It is a done deal. KCB Group has served the National Bank of Kenya (NBK) with takeover papers after the finalization of the buyout deal.
In what is likely to be yet another milestone in the banking sector, KCB Group has offered to take over 100 percent NBK through a share swap.
Shareholders for both lenders approved the swapping of 10 ordinary shares for National Bank for every 1 ordinary share in KCB.
The two entities have now appointed a transition team that will oversee the buyout as they try to beat the deadline for the conclusion of the deal set at September 2019.
The new team will be led by KCB’s Chief Executive Officer Joshua Oigara whose main task will be to mitigate risks and make the necessary preparations for a smooth transition.
“KCB has received regulatory approval from the Capital Markets Authority (CMA) to serve NBK with the Offer Document pursuant to the Capital Markets (Take-overs and Mergers) Regulations, 2002. KCB this week served NBK with the Offer Document, with a response expected within 14 days. The process is expected to be completed by September 2019,” said KCB.
The National Bank has been going through a financial turmoil that saw it running into losses that threatened its existence.
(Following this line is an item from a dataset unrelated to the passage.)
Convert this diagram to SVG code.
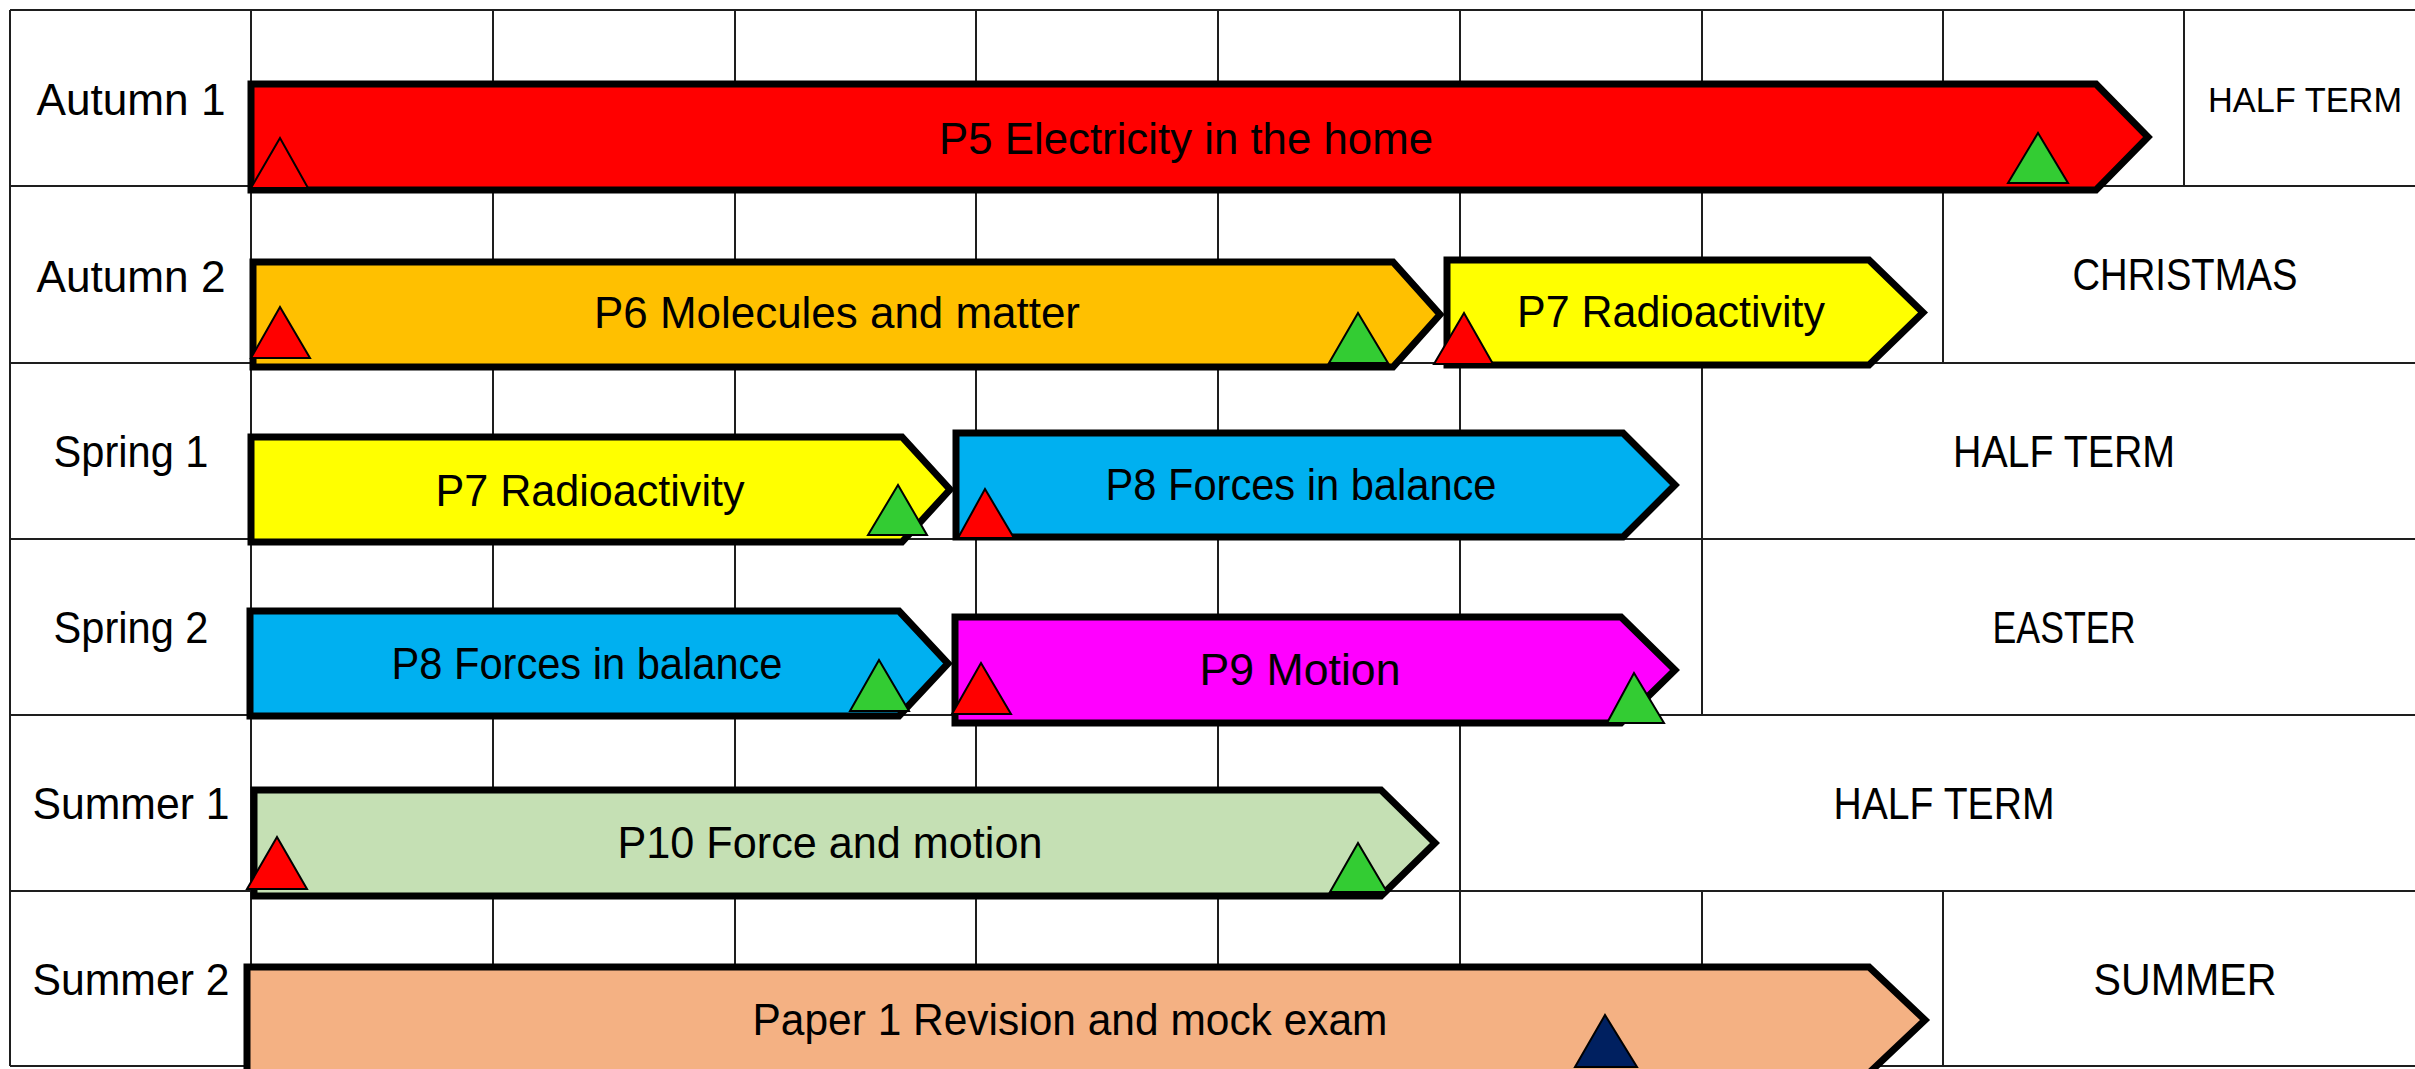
<svg xmlns="http://www.w3.org/2000/svg" width="2415" height="1069" viewBox="0 0 2415 1069">
<style>
.grid line{stroke:#1e1e1e;stroke-width:2}
.bar{stroke:#000;stroke-width:7;stroke-linejoin:miter}
.tri{stroke:#000;stroke-width:2;stroke-linejoin:miter}
.r{fill:#FF0000}.g{fill:#33CC33}.n{fill:#002060}
text{font-family:"Liberation Sans",Arial,sans-serif;font-size:44px;fill:#000;text-anchor:middle}
.small{font-size:35px}
</style>
<rect x="0" y="0" width="2415" height="1069" fill="#fff"/>
<g id="grid" class="grid">
<line x1="10" y1="10" x2="2415" y2="10"/>
<line x1="10" y1="186" x2="2415" y2="186"/>
<line x1="10" y1="363" x2="2415" y2="363"/>
<line x1="10" y1="539" x2="2415" y2="539"/>
<line x1="10" y1="715" x2="2415" y2="715"/>
<line x1="10" y1="891" x2="2415" y2="891"/>
<line x1="10" y1="1066" x2="2415" y2="1066"/>
<line x1="10" y1="10" x2="10" y2="1066"/>
<line x1="251" y1="10" x2="251" y2="1066"/>
<line x1="493" y1="10" x2="493" y2="1066"/>
<line x1="735" y1="10" x2="735" y2="1066"/>
<line x1="976" y1="10" x2="976" y2="1066"/>
<line x1="1218" y1="10" x2="1218" y2="1066"/>
<line x1="1460" y1="10" x2="1460" y2="1066"/>
<line x1="1702" y1="10" x2="1702" y2="715"/>
<line x1="1702" y1="891" x2="1702" y2="1066"/>
<line x1="1943" y1="10" x2="1943" y2="363"/>
<line x1="1943" y1="891" x2="1943" y2="1066"/>
<line x1="2184" y1="10" x2="2184" y2="186"/>
</g>
<g id="labels">
<text x="131" y="115" textLength="189" lengthAdjust="spacingAndGlyphs">Autumn 1</text>
<text x="131" y="292" textLength="189" lengthAdjust="spacingAndGlyphs">Autumn 2</text>
<text x="131" y="467" textLength="155" lengthAdjust="spacingAndGlyphs">Spring 1</text>
<text x="131" y="643" textLength="155" lengthAdjust="spacingAndGlyphs">Spring 2</text>
<text x="131" y="819" textLength="197" lengthAdjust="spacingAndGlyphs">Summer 1</text>
<text x="131" y="995" textLength="197" lengthAdjust="spacingAndGlyphs">Summer 2</text>
<text class="small" x="2305" y="112" textLength="194" lengthAdjust="spacingAndGlyphs">HALF TERM</text>
<text x="2185" y="290" textLength="225" lengthAdjust="spacingAndGlyphs">CHRISTMAS</text>
<text x="2064" y="467" textLength="222" lengthAdjust="spacingAndGlyphs">HALF TERM</text>
<text x="2064" y="643" textLength="143" lengthAdjust="spacingAndGlyphs">EASTER</text>
<text x="1944" y="819" textLength="221" lengthAdjust="spacingAndGlyphs">HALF TERM</text>
<text x="2185" y="995" textLength="183" lengthAdjust="spacingAndGlyphs">SUMMER</text>
</g>
<g id="p5">
<polygon class="bar" fill="#FF0000" points="251,84 2096,84 2148,137 2096,190 251,190"/>
<text x="1186" y="154" textLength="494" lengthAdjust="spacingAndGlyphs">P5 Electricity in the home</text>
<polygon class="tri r" points="251,188 280,138 308,188"/>
<polygon class="tri g" points="2008,183 2038,133 2068,183"/>
</g>
<g id="p6">
<polygon class="bar" fill="#FFC000" points="253,262 1393,262 1440,314.5 1393,367 253,367"/>
<text x="837" y="328" textLength="486" lengthAdjust="spacingAndGlyphs">P6 Molecules and matter</text>
<polygon class="tri r" points="251,358 280,307 310,358"/>
<polygon class="tri g" points="1329,363 1358,313 1388,363"/>
</g>
<g id="p7a">
<polygon class="bar" fill="#FFFF00" points="1447,260 1869,260 1923,312.5 1869,365 1447,365"/>
<text x="1671" y="327" textLength="308" lengthAdjust="spacingAndGlyphs">P7 Radioactivity</text>
<polygon class="tri r" points="1434,364 1464,313 1493,364"/>
</g>
<g id="p7b">
<polygon class="bar" fill="#FFFF00" points="251,437 902,437 950,489.5 902,542 251,542"/>
<text x="590" y="506" textLength="309" lengthAdjust="spacingAndGlyphs">P7 Radioactivity</text>
<polygon class="tri g" points="868,535 898,485 927,535"/>
</g>
<g id="p8a">
<polygon class="bar" fill="#00B0F0" points="956,433 1623,433 1675,485 1623,537 956,537"/>
<text x="1301" y="500" textLength="391" lengthAdjust="spacingAndGlyphs">P8 Forces in balance</text>
<polygon class="tri r" points="958,538 985,489 1014,538"/>
</g>
<g id="p8b">
<polygon class="bar" fill="#00B0F0" points="250,611 899,611 948,663.5 899,716 250,716"/>
<text x="587" y="679" textLength="391" lengthAdjust="spacingAndGlyphs">P8 Forces in balance</text>
<polygon class="tri g" points="850,711 879,660 909,711"/>
</g>
<g id="p9">
<polygon class="bar" fill="#FF00FF" points="955,617 1621,617 1675,670 1621,723 955,723"/>
<text x="1300" y="685" textLength="201" lengthAdjust="spacingAndGlyphs">P9 Motion</text>
<polygon class="tri r" points="952,714 981,663 1011,714"/>
<polygon class="tri g" points="1607,723 1634,673 1664,723"/>
</g>
<g id="p10">
<polygon class="bar" fill="#C5E0B4" points="254,790 1381,790 1435,843 1381,896 254,896"/>
<text x="830" y="858" textLength="425" lengthAdjust="spacingAndGlyphs">P10 Force and motion</text>
<polygon class="tri r" points="247,889 277,837 307,889"/>
<polygon class="tri g" points="1330,892 1358,843 1387,892"/>
</g>
<g id="paper1">
<polygon class="bar" fill="#F4B183" points="247,967 1869,967 1925,1020 1869,1073 247,1073"/>
<text x="1070" y="1035" textLength="635" lengthAdjust="spacingAndGlyphs">Paper 1 Revision and mock exam</text>
<polygon class="tri n" points="1575,1067 1605,1015 1637,1067"/>
</g>
</svg>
The National Treasury and the National Social Security Fund (NSSF) are the largest shareholders in NBK.
The acquisition of NBK by KCB comes after KCB acquired Imperial Bank that went under with billions of customer’s cash in form of deposits.
KCB has already taken over some of the Imperial Bank’s branches after it received a go-ahead from the Central Bank of Kenya.
KCB is currently the largest bank in Kenya in terms of assets with banking analysts saying the move to buy NBK will make the lender even stronger.
Kenya’s banking sector has continued to expand with new players applying to enter the market that has already been considered as “being overbanked.”
Kenya has more than 40 financial institutions serving a bankable population of about 15 million.